Sam, the middle of five children, was the one who ran errands, walked to Sunday school with his baby brother, Jamari. He also was the one with the voracious appetite. ''Once he got into the kitchen, the food was gone,'' she chuckled.
Now Kancey struggles with having to cook less. ``I have a habit of cooking big meals. We don't need as much food now. Over the course of one day, everything changed.''
Kancey worries about the upcoming trial. Witnesses who initially stepped forward are backing off, prosecutors say, intimidated by a culture that discourages cooperation with law enforcement.
At a memorial service for the Polish American Club victims last month, prosecutor Gary Winston pleaded for witnesses to come forward. So did Kancey and Diane Walker Caine, mother of Michael Bradshaw Jr.
''It's up to us to make a difference as parents,'' Kancey said. ``My son was snatched from us, not just from me.''
TRIAL PROCESS IS HALTED,
AND HEALING IS FRUSTRATED
Arleen White wishes she had taken her son's case to trial. Anthony's father, Gavin ''Daniel'' Tong, believes the case wasn't pursued because of their race and lifestyle.
Tong ran a Rastafarian health-food store in North Miami. As a leader in the Rastafarian religion, he smokes marijuana as part of the culture. He has been arrested a handful of times on misdemeanor drug charges. In each case, charges were dropped or adjudication was withheld.
Prosecutors say they didn't go to trial because a lot of the evidence was compromised.
Brenda Mezick, the assistant state attorney in charge of the case, said only two tire prints at the scene matched a suspected getaway car. A key witness, who could place Hall and another suspect in the car, died. And the lead crime-scene investigator was demoted for improper handling of evidence.
Also, Mezick said, of the nine family members in the house that night, only White could describe the suspect, whom she described as a black man in his early 20s -- at least six years older than the suspect.
Prosecutors warned White that under the circumstances, it would be hard to get a jury to convict someone so young.
''There was evidence to plead the case. But . . . at end of day, would the jury bring back a guilty verdict with this evidence? I didn't believe they would,'' Mezick said.
Mezick said she understood the parents' anger. ''Some cases there's evidence, and some cases there's not,'' she said.

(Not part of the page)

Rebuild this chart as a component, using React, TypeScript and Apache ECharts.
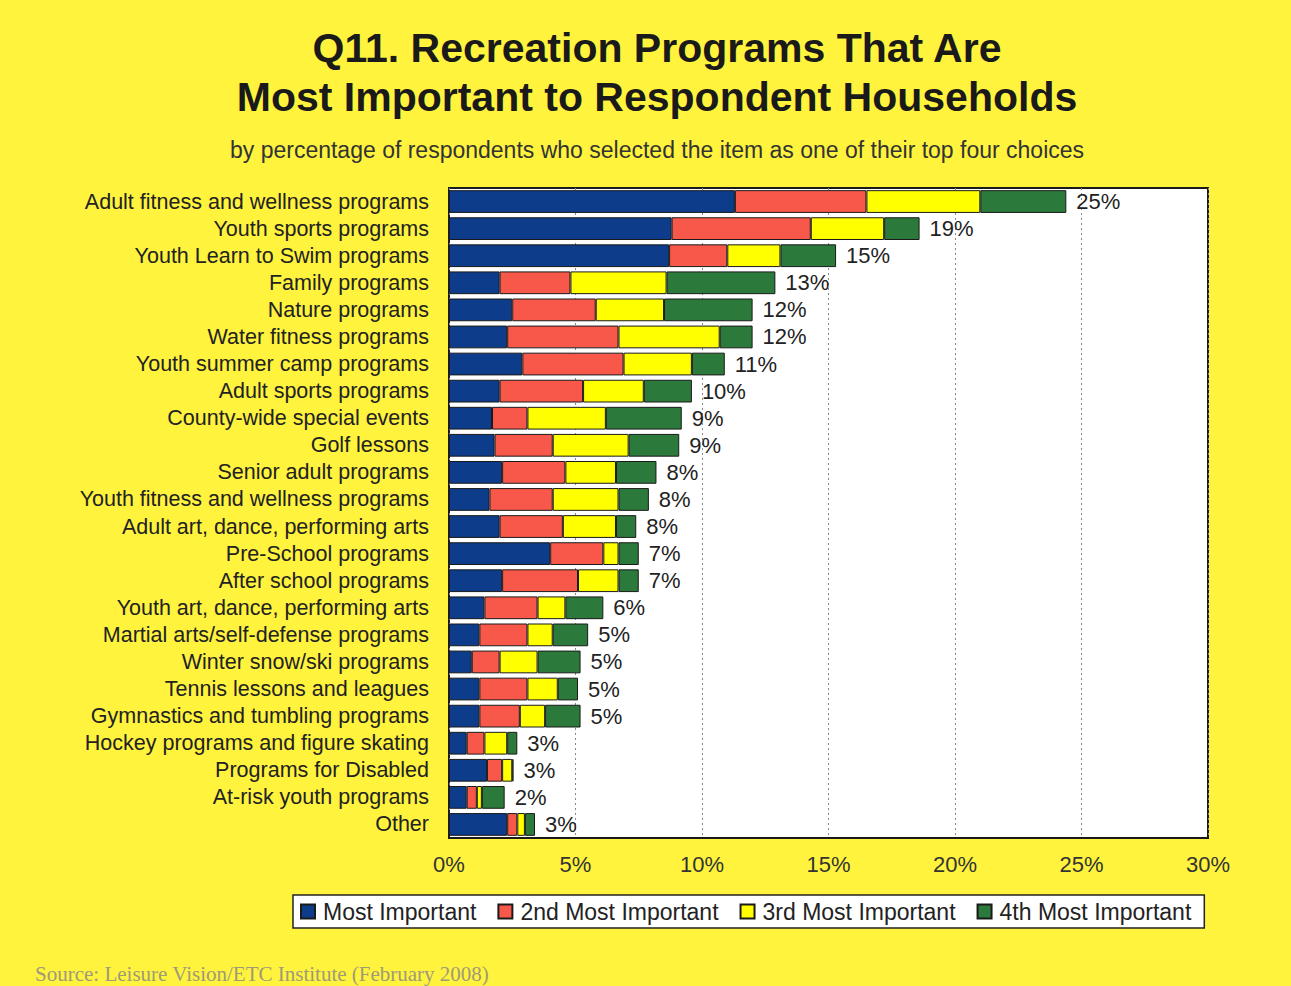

``As angry as they are, Arleen knows I was working my tail off trying to find evidence, trying to get investigators assigned, trying to see if the city of Miami could do more. I held on and I tried.''
And now, it is up to White to hold on, and to try.
On March 21, White, Tong and their six children, with Anthony's friends, visited Fred Hunter's Hollywood Memorial Gardens to commemorate the fifth anniversary of Anthony's death. Most wore a memorial T-shirt.
The younger children helped White arrange red roses and white carnations in a vase. The group spent several minutes sitting on the ground near the grave in silence.
Then they stood around Anthony's grave. Tong recited the 23rd Psalm and led a prayer, ``Heal our wounds. Heal our broken hearts and answer our prayer.''
When the time came to leave, White winced. ''The hard part is always leaving. It's like you're leaving him out here,'' she said. ``Memories can't be erased, but it's such an injustice. Everything was taken away so fast.